While the maximum rate of interest may be ascertained, it does not for example specify from when the interest is calculated, or how the rate is calculated if the rate is not 'as agreed' (par 3).
  1. That this document was custom-made to comply with the statute makes even stranger the applicants' failure to deal with those matters. Any doubts about the effectiveness of the agreement or its ostensible retrospectivity, and the fact that the agreement was not in existence at the time of the first importation in May 1988, do not seem to me to matter for present purposes. This is because the Tribunal generously accepted Saab Australia's argument that there was in existence at the time a written arrangement, as required by the Act, in the form of the telexes/letters (and perhaps the invoices) to which the agreement later gave more formal written expression.

  2. The Act calls for a written contract, agreement or arrangement providing for time payment and interest which the Collector is satisfied is distinguished from the cash price. Because the telexes/letters leave open so many matters in this connection, I am doubtful about this part of the decision. However, as the matter was not contested in this appeal, I shall proceed on the assumption that it is correct. As the Tribunal pointed out in relation to these documents:

All they do is state what the interest rate is from time to time.

  1. What the Collector is required by the Act to look for is evidence of credible substance to establish that there exists a true terms agreement in writing, achieved or secured by the payment of genuine market-related interest. Yet apart from the evidence revealing that the rates from time to time were fixed by Saab Sweden, neither the telexes/letters nor the agreement provided any of the assurances which the Act intends the Collector to have before making any deduction for interest. Nothing produced by Saab Australia shows how the interest factor was set, what amount was actually payable or how it was to be calculated, whether retail purchasers obtained any discount for cash or payment in advance because they may thereby have averted the need for Saab Australia to use any or all of the offered time to pay, what relationship the interest rate bore to the state of the economy and general interest rates at the time, or even which country's economy contributed to the setting of the rate. In this regard, the attribution to Saab Sweden of responsibility for setting the rate of interest, and the apparently contradictory laying of blame, in the telex of 6 August 1986, for the interest rate increase to 1.83% on the "continued devaluation of the Australian dollar", are most confusing.

  2. The fact that the 4% price increase was announced without reference to interest and was attributed to production cost increases leaves completely open what effect it had on the interest component. However, the evidence before the Tribunal included a statement by Saab Australia's chief executive that "the costs of borrowing and financing and running an organisation are part of the costs of production". He said that as Saab Sweden treats "some of their production costs as interest", this should entitle Saab Australia "to have that amount deducted from the price ... as being (an interest) charge referable to deferral of payment" of the purchase price.
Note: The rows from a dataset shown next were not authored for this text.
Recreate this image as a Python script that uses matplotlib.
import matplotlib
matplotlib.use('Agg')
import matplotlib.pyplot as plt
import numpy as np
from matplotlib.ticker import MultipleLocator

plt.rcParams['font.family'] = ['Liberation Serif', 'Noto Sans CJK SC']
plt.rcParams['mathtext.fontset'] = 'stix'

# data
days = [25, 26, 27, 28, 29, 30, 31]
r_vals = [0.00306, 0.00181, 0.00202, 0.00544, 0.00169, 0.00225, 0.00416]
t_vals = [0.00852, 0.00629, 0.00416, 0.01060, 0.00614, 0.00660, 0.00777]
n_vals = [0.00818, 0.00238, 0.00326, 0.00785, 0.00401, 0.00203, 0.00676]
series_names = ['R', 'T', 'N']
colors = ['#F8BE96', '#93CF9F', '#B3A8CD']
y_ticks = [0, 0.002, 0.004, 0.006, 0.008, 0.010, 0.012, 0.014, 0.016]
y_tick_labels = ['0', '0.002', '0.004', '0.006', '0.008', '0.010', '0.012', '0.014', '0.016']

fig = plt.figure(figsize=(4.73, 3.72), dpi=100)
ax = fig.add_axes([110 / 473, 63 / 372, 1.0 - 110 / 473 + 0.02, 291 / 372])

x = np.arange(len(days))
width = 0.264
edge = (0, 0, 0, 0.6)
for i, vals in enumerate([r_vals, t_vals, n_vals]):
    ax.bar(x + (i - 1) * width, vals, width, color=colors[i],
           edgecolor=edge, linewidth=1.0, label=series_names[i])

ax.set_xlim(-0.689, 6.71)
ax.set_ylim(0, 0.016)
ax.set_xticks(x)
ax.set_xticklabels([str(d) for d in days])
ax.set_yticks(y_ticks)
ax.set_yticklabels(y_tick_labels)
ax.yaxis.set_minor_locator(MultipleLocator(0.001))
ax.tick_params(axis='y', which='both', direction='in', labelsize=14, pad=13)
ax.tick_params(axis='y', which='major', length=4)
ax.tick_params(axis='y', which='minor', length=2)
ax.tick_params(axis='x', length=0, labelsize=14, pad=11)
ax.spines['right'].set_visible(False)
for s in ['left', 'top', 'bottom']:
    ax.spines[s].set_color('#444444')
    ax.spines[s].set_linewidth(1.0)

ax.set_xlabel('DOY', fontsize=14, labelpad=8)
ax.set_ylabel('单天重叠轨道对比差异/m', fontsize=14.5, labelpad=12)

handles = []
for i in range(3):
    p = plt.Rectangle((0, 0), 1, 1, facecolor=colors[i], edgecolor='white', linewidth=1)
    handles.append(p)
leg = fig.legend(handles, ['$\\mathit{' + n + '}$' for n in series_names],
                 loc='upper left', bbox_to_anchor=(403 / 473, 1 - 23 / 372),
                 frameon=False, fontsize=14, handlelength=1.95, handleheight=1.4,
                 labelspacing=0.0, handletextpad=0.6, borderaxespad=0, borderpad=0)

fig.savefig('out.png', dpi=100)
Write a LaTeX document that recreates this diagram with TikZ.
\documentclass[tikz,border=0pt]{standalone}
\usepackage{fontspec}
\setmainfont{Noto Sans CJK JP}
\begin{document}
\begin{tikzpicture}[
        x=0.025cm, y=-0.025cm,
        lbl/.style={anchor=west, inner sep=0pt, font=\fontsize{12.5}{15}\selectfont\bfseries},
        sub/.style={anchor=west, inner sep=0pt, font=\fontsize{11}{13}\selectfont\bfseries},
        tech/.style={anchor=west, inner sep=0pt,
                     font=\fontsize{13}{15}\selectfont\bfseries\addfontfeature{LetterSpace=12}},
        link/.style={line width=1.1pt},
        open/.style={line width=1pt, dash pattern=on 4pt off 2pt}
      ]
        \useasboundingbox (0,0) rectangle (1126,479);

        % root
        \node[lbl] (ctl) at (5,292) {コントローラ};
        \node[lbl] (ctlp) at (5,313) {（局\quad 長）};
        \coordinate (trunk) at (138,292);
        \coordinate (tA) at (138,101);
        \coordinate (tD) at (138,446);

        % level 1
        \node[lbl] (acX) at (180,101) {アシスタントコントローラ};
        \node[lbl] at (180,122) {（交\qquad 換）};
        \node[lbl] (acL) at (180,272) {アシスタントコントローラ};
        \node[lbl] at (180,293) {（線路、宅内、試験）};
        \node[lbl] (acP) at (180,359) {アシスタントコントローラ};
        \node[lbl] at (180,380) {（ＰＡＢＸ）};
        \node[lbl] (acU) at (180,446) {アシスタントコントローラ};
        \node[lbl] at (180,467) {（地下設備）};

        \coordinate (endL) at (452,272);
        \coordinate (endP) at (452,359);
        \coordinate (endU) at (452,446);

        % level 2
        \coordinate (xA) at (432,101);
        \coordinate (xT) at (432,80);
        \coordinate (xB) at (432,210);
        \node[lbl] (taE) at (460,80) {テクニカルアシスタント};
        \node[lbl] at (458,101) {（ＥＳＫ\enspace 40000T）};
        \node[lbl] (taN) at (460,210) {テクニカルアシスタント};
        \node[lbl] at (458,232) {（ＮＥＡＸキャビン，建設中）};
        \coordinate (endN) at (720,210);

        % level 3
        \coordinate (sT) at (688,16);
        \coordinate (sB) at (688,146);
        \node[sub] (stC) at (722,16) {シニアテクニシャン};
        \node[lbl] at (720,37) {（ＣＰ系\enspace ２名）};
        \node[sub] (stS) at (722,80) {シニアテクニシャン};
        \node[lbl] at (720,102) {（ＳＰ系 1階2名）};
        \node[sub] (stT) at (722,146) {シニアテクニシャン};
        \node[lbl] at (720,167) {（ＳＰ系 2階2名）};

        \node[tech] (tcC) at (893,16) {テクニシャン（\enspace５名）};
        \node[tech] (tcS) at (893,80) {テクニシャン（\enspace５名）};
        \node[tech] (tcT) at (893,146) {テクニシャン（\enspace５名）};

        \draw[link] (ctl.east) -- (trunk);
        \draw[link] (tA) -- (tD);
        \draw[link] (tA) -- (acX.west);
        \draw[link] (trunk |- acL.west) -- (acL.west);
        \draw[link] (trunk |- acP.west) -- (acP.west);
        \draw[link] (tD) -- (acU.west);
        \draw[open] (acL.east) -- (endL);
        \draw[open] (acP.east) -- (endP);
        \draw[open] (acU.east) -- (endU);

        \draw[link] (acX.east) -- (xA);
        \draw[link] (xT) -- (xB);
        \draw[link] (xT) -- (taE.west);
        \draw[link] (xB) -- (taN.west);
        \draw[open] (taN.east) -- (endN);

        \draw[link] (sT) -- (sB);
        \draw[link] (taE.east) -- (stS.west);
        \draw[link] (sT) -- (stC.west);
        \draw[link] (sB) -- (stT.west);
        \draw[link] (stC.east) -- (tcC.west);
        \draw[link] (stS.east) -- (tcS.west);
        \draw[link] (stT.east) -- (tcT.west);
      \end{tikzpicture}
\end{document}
  3. This evidence, which was oral and was not comprised in or implied by any written document as I think, but do not decide, is probably required, means at its highest that the 4% increase partly consisted of interest. If so, there is simply no evidence of how much of it was so comprised or how the portion of it which was interest was or is now calculated. The effect on the prevailing interest rate of 1.83% of an unknown part of a 4% increase in overall price is impossible to calculate; the resulting concealment of the actual interest component wrought by the failure to conduct this exercise is patent.

  4. In my opinion, general "costs of production" would not normally embrace interest charged to a particular purchaser in a terms contract as required by the Act if a deduction is to be allowed. If it is to be so construed, a precise explanation of how and why was therefore required. Such evidence was conspicuously absent here. That the explanation given by the chief executive in a case brought by his own companies to deal with this very question was at best vague establishes at least a possibility that the 4% increase in truth related or was intended to relate to the basic cash price only.

  5. As to the second importation, neither the invoice nor the agreement provides any evidence of either an interest rate or an interest component. The telexes fix the rate at 1.83% but because of the problem of the 4% and the absence of a price list, they do not reveal any means of calculating the interest component. A monthly interest rate in any event does not fix what the Act calls the "payment of interest paid or payable" under these written arrangements or the agreement because no one can know from the written arrangements or the agreement, and there was no evidence in the written arrangements or the agreement of, when the amount charged was actually paid. In a clear case, which this is not, of a monthly interest rate on an identified base price, it would be simple to calculate the interest component of the amount actually paid. All that would need to be known then was how much of the time allowed for payment was used. I see no problem in the Collector being satisfied in such a case as long as this time period can be identified whenever it is sought, but without clear evidence of any of these elements, the telexes/letters do not specify the amount of interest either payable or paid in this case. Some oral evidence of Saab Australia's "understanding" of the position does not comply with the statutory criteria. The Tribunal was fully entitled to find that it had not been supplied with the information required.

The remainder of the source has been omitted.